Restate, exactly and without pictures, the lines from the start of the listing below through the line holding "3.5, 3.75, 4.0]".
Start DATA BLOCK
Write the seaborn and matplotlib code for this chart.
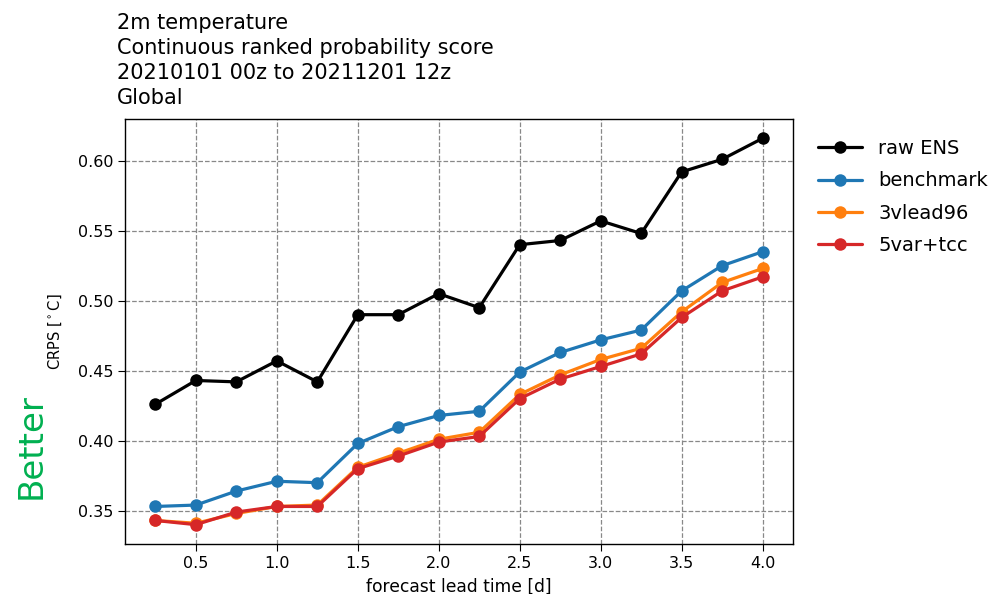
import numpy as np
import pandas as pd
import matplotlib
matplotlib.use("Agg")
import matplotlib.pyplot as plt
import seaborn as sns

# forecast lead time in days
lead_time = [0.25, 0.5, 0.75, 1.0, 1.25, 1.5, 1.75, 2.0, 2.25, 2.5, 2.75, 3.0, 3.25, 3.5, 3.75, 4.0]

raw_ens = [0.426, 0.443, 0.442, 0.457, 0.442, 0.490, 0.490, 0.505, 0.495, 0.540,
           0.543, 0.557, 0.548, 0.592, 0.601, 0.616]
benchmark = [0.353, 0.354, 0.364, 0.371, 0.370, 0.398, 0.410, 0.418, 0.421, 0.449,
             0.463, 0.472, 0.479, 0.507, 0.525, 0.535]
lead96 = [0.343, 0.341, 0.348, 0.353, 0.354, 0.381, 0.391, 0.401, 0.406, 0.433,
          0.447, 0.458, 0.466, 0.492, 0.513, 0.523]
var_tcc = [0.343, 0.340, 0.349, 0.353, 0.353, 0.380, 0.389, 0.399, 0.403, 0.430,
           0.444, 0.453, 0.462, 0.488, 0.507, 0.517]

series_names = ["raw ENS", "benchmark", "3vlead96", "5var+tcc"]
colors = {"raw ENS": "black", "benchmark": "#1f77b4", "3vlead96": "#ff7f0e", "5var+tcc": "#d62728"}

df = pd.DataFrame({
    "lead": lead_time * 4,
    "crps": raw_ens + benchmark + lead96 + var_tcc,
    "model": sum([[n] * len(lead_time) for n in series_names], []),
})

sns.set_style("ticks")
plt.rcParams["font.family"] = ["DejaVu Sans"]
plt.rcParams["text.color"] = "black"
plt.rcParams["axes.labelcolor"] = "black"
plt.rcParams["xtick.color"] = "black"
plt.rcParams["ytick.color"] = "black"

fig = plt.figure(figsize=(9.95, 5.94), dpi=100)
ax = fig.add_axes([0.1256, 0.0842, 0.6714, 0.7155])

sns.lineplot(data=df, x="lead", y="crps", hue="model", hue_order=series_names,
             palette=colors, marker="o", markersize=9, markeredgewidth=0,
             linewidth=2.3, ax=ax)

ax.grid(True, linestyle="--", color="#888888", linewidth=0.9)
ax.set_xticks([0.5, 1.0, 1.5, 2.0, 2.5, 3.0, 3.5, 4.0])
ax.set_yticks([0.35, 0.40, 0.45, 0.50, 0.55, 0.60])
ax.tick_params(labelsize=11.5, direction="out", length=5)
for s in ax.spines.values():
    s.set_linewidth(1.0)
    s.set_color("black")

ax.set_xlabel("forecast lead time [d]", fontsize=12.3, labelpad=5)
ax.set_ylabel("CRPS [$^\\circ$C]", fontsize=10.5, labelpad=10)

# multi-line title, left aligned a little left of the axes
fig.text(0.1176, 0.978, "2m temperature\nContinuous ranked probability score\n20210101 00z to 20211201 12z\nGlobal",
         ha="left", va="top", fontsize=15, linespacing=1.31)

ax.legend(loc="upper left", bbox_to_anchor=(1.0105, 0.994), frameon=False,
          fontsize=14, labelspacing=0.69, handlelength=2.3, handletextpad=0.82)

fig.text(0.031, 0.249, "Better", rotation=90, color="#00b050", fontsize=24.5,
         ha="center", va="center")

fig.savefig("out.png", dpi=100)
End DATA BLOCK
» **EXERCISE OUTPUT**:
Write the seaborn and matplotlib code for this chart.
import numpy as np
import pandas as pd
import matplotlib
matplotlib.use("Agg")
import matplotlib.pyplot as plt
import seaborn as sns

# forecast lead time in days
lead_time = [0.25, 0.5, 0.75, 1.0, 1.25, 1.5, 1.75, 2.0, 2.25, 2.5, 2.75, 3.0, 3.25, 3.5, 3.75, 4.0]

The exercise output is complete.